Jamie had me half sitting, with his arm braced behind my back and the bottle at my lips, before I could add my own thanks.
“Wait, will you?” I said crossly, putting my hand over the bottle’s open mouth. “I haven’t any idea how strong this stuff is. You won’t do me any good by killing me with opium.”
It cost me something to say so; my instinct was to drain the bottle forthwith, if it would stop the beastly pain. That nitwit Spartan who allowed the fox to gnaw his vitals had nothing on me. But, come right down to it, I didn’t want to die, either of gunshot, fever, or medical misadventure. And so Dottie borrowed a spoon from Mrs. Macken, who watched in grisly fascination from the door while I took two spoonfuls, lay down, and waited an interminable quarter of an hour to judge the effects.
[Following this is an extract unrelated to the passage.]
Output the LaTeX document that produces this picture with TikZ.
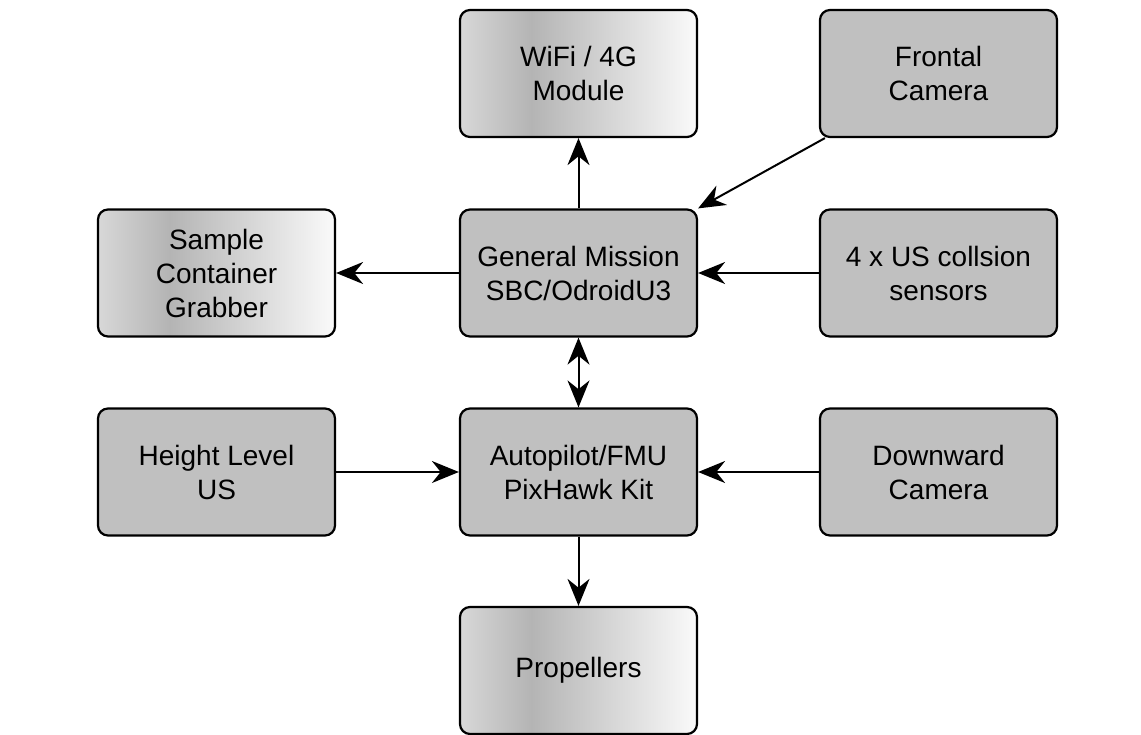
\documentclass[tikz,border=0pt]{standalone}
\usepackage{fontspec}
\setmainfont{Liberation Sans}
\usetikzlibrary{arrows.meta}
\definecolor{boxgray}{HTML}{C0C0C0}
\definecolor{gA}{HTML}{D8D8D8}
\definecolor{gB}{HTML}{B4B4B4}
\definecolor{gC}{HTML}{FAFAFA}
\pgfdeclarehorizontalshading{metal}{100bp}{color(0bp)=(gA); color(25bp)=(gA); color(40bp)=(gB); color(75bp)=(gC); color(100bp)=(gC)}
\tikzset{
  blk/.style={draw=black, line width=2.2pt, rounded corners=10pt, minimum width=237pt, minimum height=127pt, inner sep=0pt, align=center, font=\fontsize{28}{34}\selectfont},
  grayblk/.style={blk, fill=boxgray},
  metalblk/.style={blk, shading=metal},
  arr/.style={line width=2pt, -{Stealth[length=27pt,width=22pt]}},
  darr/.style={line width=2pt, {Stealth[length=27pt,width=22pt]}-{Stealth[length=27pt,width=22pt]}}
}
\begin{document}
\begin{tikzpicture}[x=1pt,y=-1pt]
\useasboundingbox (0,0) rectangle (1141,734);
\node[metalblk] (wifi) at (578.5,73.5) {WiFi / 4G\\Module};
\node[grayblk] (fc) at (938.5,73.5) {Frontal\\Camera};
\node[metalblk] (scg) at (216.5,273) {Sample\\Container\\Grabber};
\node[grayblk] (gm) at (578.5,273) {General Mission\\SBC/OdroidU3};
\node[grayblk] (us) at (938.5,273) {4 x US collsion\\sensors};
\node[grayblk] (hl) at (216.5,472) {Height Level\\US};
\node[grayblk] (ap) at (578.5,472) {Autopilot/FMU\\PixHawk Kit};
\node[grayblk] (dc) at (938.5,472) {Downward\\Camera};
\node[metalblk] (pr) at (578.5,670.5) {Propellers};
\draw[arr] (gm) -- (wifi);
\draw[arr] ([xshift=6pt]fc.south west) -- (gm.north east);
\draw[arr] (gm) -- (scg);
\draw[arr] (us) -- (gm);
\draw[darr] (gm) -- (ap);
\draw[arr] (hl) -- (ap);
\draw[arr] (dc) -- (ap);
\draw[arr] (ap) -- (pr);
\end{tikzpicture}
\end{document}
“The marquis sent all sorts of delicacies and things to aid your recovery,” Dottie said encouragingly, turning to the basket and starting to lift things out by way of distraction. “Partridge in jelly, mushroom pâté, some terrible-smelling cheese, and—”
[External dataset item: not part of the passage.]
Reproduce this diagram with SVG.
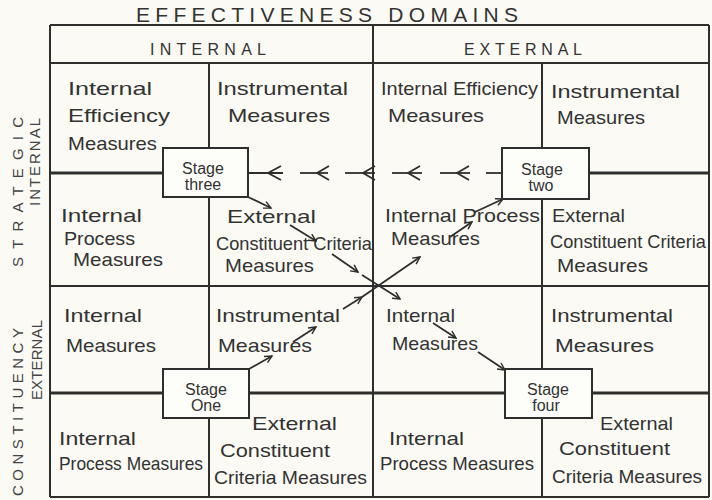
<svg xmlns="http://www.w3.org/2000/svg" width="712" height="500" viewBox="0 0 712 500">
<defs>
<style>
.bg{fill:#fbfaf5}
.ln{stroke:#2e2e2e;stroke-width:2;fill:none}
.thk{stroke:#2e2e2e;stroke-width:3;fill:none}
.t{font-family:"Liberation Sans",Arial,sans-serif;font-size:19px;fill:#333}
.h{font-family:"Liberation Sans",Arial,sans-serif;font-size:16px;fill:#333}
.ti{font-family:"Liberation Sans",Arial,sans-serif;font-size:21px;fill:#333}
.s{font-family:"Liberation Sans",Arial,sans-serif;font-size:16px;fill:#333;text-anchor:middle}
.side{font-family:"Liberation Sans",Arial,sans-serif;font-size:15px;fill:#444;text-anchor:middle}
.box{fill:#fdfdfa;stroke:#2e2e2e;stroke-width:2}
.ar{stroke:#2e2e2e;stroke-width:1.8;fill:none;marker-end:url(#ah)}
.cl{stroke:#2e2e2e;stroke-width:1.8;fill:none}
</style>
<marker id="ah" viewBox="0 0 10 10" refX="9" refY="5" markerWidth="9" markerHeight="9" markerUnits="userSpaceOnUse" orient="auto">
<path d="M1,1 L9,5 L1,9" fill="none" stroke="#2e2e2e" stroke-width="1.6"/>
</marker>
</defs>
<rect class="bg" x="0" y="0" width="712" height="500"/>

<g id="title">
<text class="ti" x="136" y="22" textLength="382" lengthAdjust="spacing">EFFECTIVENESS DOMAINS</text>
<text class="h" x="150" y="55" textLength="116" lengthAdjust="spacing">INTERNAL</text>
<text class="h" x="464" y="55" textLength="118" lengthAdjust="spacing">EXTERNAL</text>
</g>

<g id="side-labels">
<text class="side" transform="translate(23,192) rotate(-90)" textLength="150" lengthAdjust="spacing">STRATEGIC</text>
<text class="side" transform="translate(40,162) rotate(-90)" textLength="88" lengthAdjust="spacing">INTERNAL</text>
<text class="side" transform="translate(23,412) rotate(-90)" textLength="168" lengthAdjust="spacing">CONSTITUENCY</text>
<text class="side" transform="translate(42,360) rotate(-90)" textLength="80" lengthAdjust="spacing">EXTERNAL</text>
</g>

<g id="grid">
<line class="ln" x1="50" y1="25" x2="709" y2="25"/>
<line class="ln" x1="50" y1="63" x2="709" y2="63"/>
<line class="thk" x1="50" y1="173" x2="163" y2="173"/>
<line class="thk" x1="589" y1="173" x2="709" y2="173"/>
<line class="ln" x1="50" y1="286" x2="709" y2="286"/>
<line class="thk" x1="50" y1="393" x2="163" y2="393"/>
<line class="thk" x1="249" y1="393" x2="505" y2="393"/>
<line class="thk" x1="592" y1="393" x2="709" y2="393"/>
<line class="ln" x1="50" y1="497" x2="709" y2="497"/>
<line class="ln" x1="50" y1="25" x2="50" y2="497"/>
<line class="ln" x1="373" y1="25" x2="373" y2="497"/>
<line class="ln" x1="709" y1="25" x2="709" y2="497"/>
<line class="ln" x1="209" y1="63" x2="209" y2="497"/>
<line class="ln" x1="542" y1="63" x2="542" y2="497"/>
</g>

<g id="cells">
<text class="t" x="68" y="95" textLength="84" lengthAdjust="spacingAndGlyphs">Internal</text>
<text class="t" x="68" y="122" textLength="102" lengthAdjust="spacingAndGlyphs">Efficiency</text>
<text class="t" x="68" y="150" textLength="89" lengthAdjust="spacingAndGlyphs">Measures</text>
<text class="t" x="217" y="95" textLength="131" lengthAdjust="spacingAndGlyphs">Instrumental</text>
<text class="t" x="228" y="122" textLength="102" lengthAdjust="spacingAndGlyphs">Measures</text>
<text class="t" x="381" y="95" textLength="157" lengthAdjust="spacingAndGlyphs">Internal Efficiency</text>
<text class="t" x="388" y="122" textLength="96" lengthAdjust="spacingAndGlyphs">Measures</text>
<text class="t" x="551" y="98" textLength="129" lengthAdjust="spacingAndGlyphs">Instrumental</text>
<text class="t" x="557" y="124" textLength="88" lengthAdjust="spacingAndGlyphs">Measures</text>

<text class="t" x="61" y="222" textLength="81" lengthAdjust="spacingAndGlyphs">Internal</text>
<text class="t" x="64" y="245" textLength="71" lengthAdjust="spacingAndGlyphs">Process</text>
<text class="t" x="73" y="266" textLength="90" lengthAdjust="spacingAndGlyphs">Measures</text>
<text class="t" x="227" y="223" textLength="89" lengthAdjust="spacingAndGlyphs">External</text>
<text class="t" x="216" y="250" textLength="156" lengthAdjust="spacingAndGlyphs">Constituent Criteria</text>
<text class="t" x="225" y="272" textLength="89" lengthAdjust="spacingAndGlyphs">Measures</text>
<text class="t" x="385" y="222" textLength="155" lengthAdjust="spacingAndGlyphs">Internal Process</text>
<text class="t" x="391" y="245" textLength="89" lengthAdjust="spacingAndGlyphs">Measures</text>
<text class="t" x="552" y="222" textLength="73" lengthAdjust="spacingAndGlyphs">External</text>
<text class="t" x="550" y="248" textLength="156" lengthAdjust="spacingAndGlyphs">Constituent Criteria</text>
<text class="t" x="557" y="272" textLength="91" lengthAdjust="spacingAndGlyphs">Measures</text>

<text class="t" x="64" y="322" textLength="78" lengthAdjust="spacingAndGlyphs">Internal</text>
<text class="t" x="66" y="352" textLength="90" lengthAdjust="spacingAndGlyphs">Measures</text>
<text class="t" x="216" y="322" textLength="124" lengthAdjust="spacingAndGlyphs">Instrumental</text>
<text class="t" x="218" y="352" textLength="94" lengthAdjust="spacingAndGlyphs">Measures</text>
<text class="t" x="386" y="322" textLength="69" lengthAdjust="spacingAndGlyphs">Internal</text>
<text class="t" x="392" y="350" textLength="86" lengthAdjust="spacingAndGlyphs">Measures</text>
<text class="t" x="551" y="322" textLength="122" lengthAdjust="spacingAndGlyphs">Instrumental</text>
<text class="t" x="555" y="352" textLength="99" lengthAdjust="spacingAndGlyphs">Measures</text>

<text class="t" x="59" y="445" textLength="77" lengthAdjust="spacingAndGlyphs">Internal</text>
<text class="t" x="59" y="470" textLength="144" lengthAdjust="spacingAndGlyphs">Process Measures</text>
<text class="t" x="252" y="430" textLength="85" lengthAdjust="spacingAndGlyphs">External</text>
<text class="t" x="220" y="457" textLength="110" lengthAdjust="spacingAndGlyphs">Constituent</text>
<text class="t" x="214" y="484" textLength="153" lengthAdjust="spacingAndGlyphs">Criteria Measures</text>
<text class="t" x="389" y="445" textLength="75" lengthAdjust="spacingAndGlyphs">Internal</text>
<text class="t" x="380" y="470" textLength="154" lengthAdjust="spacingAndGlyphs">Process Measures</text>
<text class="t" x="600" y="430" textLength="73" lengthAdjust="spacingAndGlyphs">External</text>
<text class="t" x="559" y="455" textLength="111" lengthAdjust="spacingAndGlyphs">Constituent</text>
<text class="t" x="552" y="483" textLength="150" lengthAdjust="spacingAndGlyphs">Criteria Measures</text>
</g>

<g id="connectors">
<g id="dashed-return">
<line class="cl" x1="248" y1="173" x2="283" y2="173"/>
<line class="cl" x1="300" y1="173" x2="328" y2="173"/>
<line class="cl" x1="345" y1="173" x2="375" y2="173"/>
<line class="cl" x1="392" y1="173" x2="422" y2="173"/>
<line class="cl" x1="440" y1="173" x2="470" y2="173"/>
<line class="cl" x1="486" y1="173" x2="502" y2="173"/>
<path class="cl" d="M281,166 L268,173 L281,180"/>
<path class="cl" d="M329,166 L317,173 L329,180"/>
<path class="cl" d="M375,166 L363,173 L375,180"/>
<path class="cl" d="M420,166 L408,173 L420,180"/>
<path class="cl" d="M469,166 L457,173 L469,180"/>
</g>
<line class="ar" x1="248" y1="197" x2="271" y2="208"/>
<line class="ar" x1="290" y1="225" x2="316" y2="241"/>
<line class="ar" x1="332" y1="254" x2="358" y2="272"/>
<line class="ar" x1="362" y1="275" x2="400" y2="299"/>
<line class="ar" x1="433" y1="323" x2="456" y2="338"/>
<line class="ar" x1="478" y1="352" x2="505" y2="370"/>
<line class="ar" x1="249" y1="369" x2="272" y2="356"/>
<line class="ar" x1="293" y1="342" x2="316" y2="327"/>
<line class="ar" x1="343" y1="309" x2="362" y2="297"/>
<line class="ar" x1="362" y1="297" x2="420" y2="257"/>
<line class="ar" x1="450" y1="237" x2="472" y2="222"/>
<line class="ar" x1="475" y1="212" x2="503" y2="199"/>
</g>

<g id="stage-three">
<rect class="box" x="163" y="148" width="85" height="49"/>
<text class="s" x="203" y="174">Stage</text>
<text class="s" x="203" y="190">three</text>
</g>
<g id="stage-two">
<rect class="box" x="502" y="148" width="87" height="51"/>
<text class="s" x="542" y="175">Stage</text>
<text class="s" x="541" y="191">two</text>
</g>
<g id="stage-one">
<rect class="box" x="163" y="369" width="86" height="49"/>
<text class="s" x="206" y="395">Stage</text>
<text class="s" x="206" y="411">One</text>
</g>
<g id="stage-four">
<rect class="box" x="505" y="369" width="87" height="49"/>
<text class="s" x="548" y="395">Stage</text>
<text class="s" x="546" y="411">four</text>
</g>
</svg>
My sudden desire to vomit ceased just as suddenly, and I half-sat up, causing Jamie to emit a cry of alarm and grab me by the shoulders. Just as well that he did; I would have fallen onto the floor. I wasn’t attending, though, my attention fixed on Dottie’s basket.
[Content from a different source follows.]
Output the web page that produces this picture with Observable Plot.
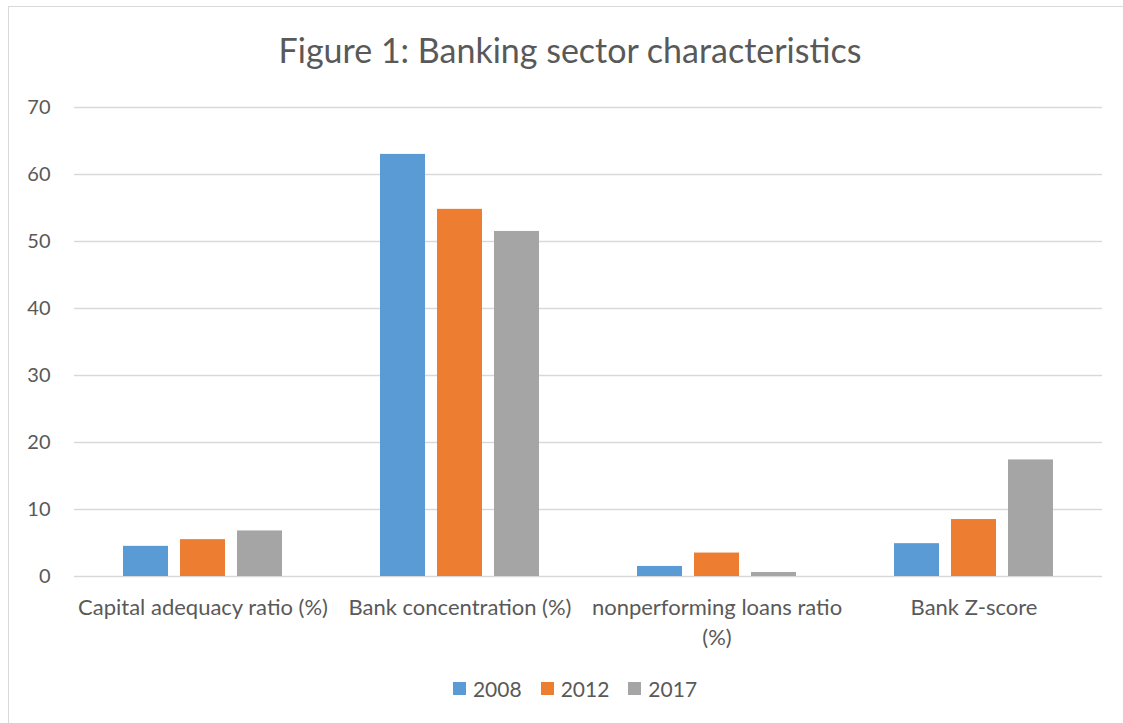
<!DOCTYPE html>
<html>
<head>
<meta charset="utf-8">
<script src="https://cdn.jsdelivr.net/npm/d3@7"></script>
<script src="https://cdn.jsdelivr.net/npm/@observablehq/plot@0.6"></script>
<style>
  html, body { margin: 0; padding: 0; background: #fff; overflow: hidden; }
  #frame { position: absolute; left: 8px; top: 6px; width: 1130px; height: 730px; border: 1.5px solid #d9d9d9; box-sizing: border-box; }
  #title { position: absolute; left: 0; width: 1140px; top: 29px; text-align: center; font-family: Lato, sans-serif; font-size: 34px; color: #595959; }
  #chart { position: absolute; left: 0; top: 80px; }
  #legend { position: absolute; left: 0; width: 1150px; top: 676px; display: flex; justify-content: center; gap: 19px; font-family: Lato, sans-serif; font-size: 21px; color: #595959; }
  .item { display: flex; align-items: center; gap: 7px; }
  .sw { width: 13px; height: 13px; display: inline-block; }
</style>
</head>
<body>
<div id="frame"></div>
<div id="title">Figure 1: Banking sector characteristics</div>
<div id="chart"></div>
<div id="legend"></div>
<script>
const categories = ["Capital adequacy ratio (%)", "Bank concentration (%)", "nonperforming loans ratio (%)", "Bank Z-score"];
const categoryTickLabels = ["Capital adequacy ratio (%)", "Bank concentration (%)", "nonperforming loans ratio\n(%)", "Bank Z-score"];
const years = ["2008", "2012", "2017"];
const values2008 = [4.5, 63.0, 1.5, 4.9];
const values2012 = [5.5, 54.8, 3.5, 8.5];
const values2017 = [6.8, 51.5, 0.6, 17.4];
const yTicks = [0, 10, 20, 30, 40, 50, 60, 70];
const colors = ["#5B9BD5", "#ED7D31", "#A5A5A5"];

const series = [values2008, values2012, values2017];
const data = categories.flatMap((c, i) => years.map((y, j) => ({category: c, year: y, value: series[j][i]})));

const chart = Plot.plot({
  width: 1123,
  height: 576,
  marginLeft: 72,
  marginRight: 20,
  marginTop: 27,
  marginBottom: 80,
  style: {fontFamily: "Lato, sans-serif", fontSize: "20px", color: "#595959", background: "transparent"},
  fx: {domain: categories, padding: 0, label: null},
  x: {domain: years, paddingInner: 0.217, paddingOuter: 0.85, axis: null},
  y: {domain: [0, 70], label: null},
  color: {domain: years, range: colors},
  marks: [
    Plot.gridY(yTicks, {stroke: "#d9d9d9", strokeOpacity: 1, strokeWidth: 1.3}),
    Plot.barY(data, {fx: "category", x: "year", y: "value", fill: "year"}),
    Plot.axisY(yTicks, {tickSize: 0, tickPadding: 24, label: null, fontSize: 20}),
    Plot.axisFx({anchor: "bottom", tickSize: 0, tickPadding: 17, label: null, fontSize: 22, lineHeight: 1.36,
      tickFormat: d => categoryTickLabels[categories.indexOf(d)]})
  ]
});
document.getElementById("chart").appendChild(chart);

const legend = document.getElementById("legend");
years.forEach((y, i) => {
  const item = document.createElement("span");
  item.className = "item";
  const sw = document.createElement("span");
  sw.className = "sw";
  sw.style.background = colors[i];
  const t = document.createElement("span");
  t.textContent = y;
  item.appendChild(sw);
  item.appendChild(t);
  legend.appendChild(item);
});
</script>
</body>
</html>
“Roquefort,” I said urgently. “Is it Roquefort cheese? Sort of gray, with green and blue veins?”
“Why, I don’t know,” she said, startled by my vehemence. She gingerly plucked a cloth-wrapped parcel out of the basket and held it delicately in front of me. The odor wafting from it was enough, and I relaxed—very slowly—back down.
“Good,” I breathed. “Denzell—when you’ve finished . . . pack the wound with cheese.”
Used to me as he was, this still made Denny’s jaw drop. He glanced from me to the cheese, plainly thinking that fever must have set in with unusual speed and severity.
“Penicillin,” I said, swallowing and waving a hand at the cheese. My mouth felt sticky from the laudanum. “The mold that makes that sort of cheese is a species of Penicillium. Use the stuff from the veins.”
Denny shut his mouth and nodded, determined.
“I will. But we must begin soon, Claire. The light is going.”
The light was going, and the sense of urgency in the room was palpable. But Mrs. Macken brought more candles, and Denny assured me that it was a simple operation; he would do quite as well by candlelight.
More laudanum. I was beginning to feel it—a not unpleasant dizzy sensation—and I made Jamie lay me down again. The pain was definitely less.
“Give me a bit more,” I said, and my voice didn’t seem to belong to me.
I took as deep a breath as I could and eased myself into a good position, looking with distaste at the leather gag that lay beside me. Someone—perhaps Dr. Leckie—had slit my shift up the side earlier in the proceedings. I spread the edges of the opening wide and stretched out my hand to Jamie.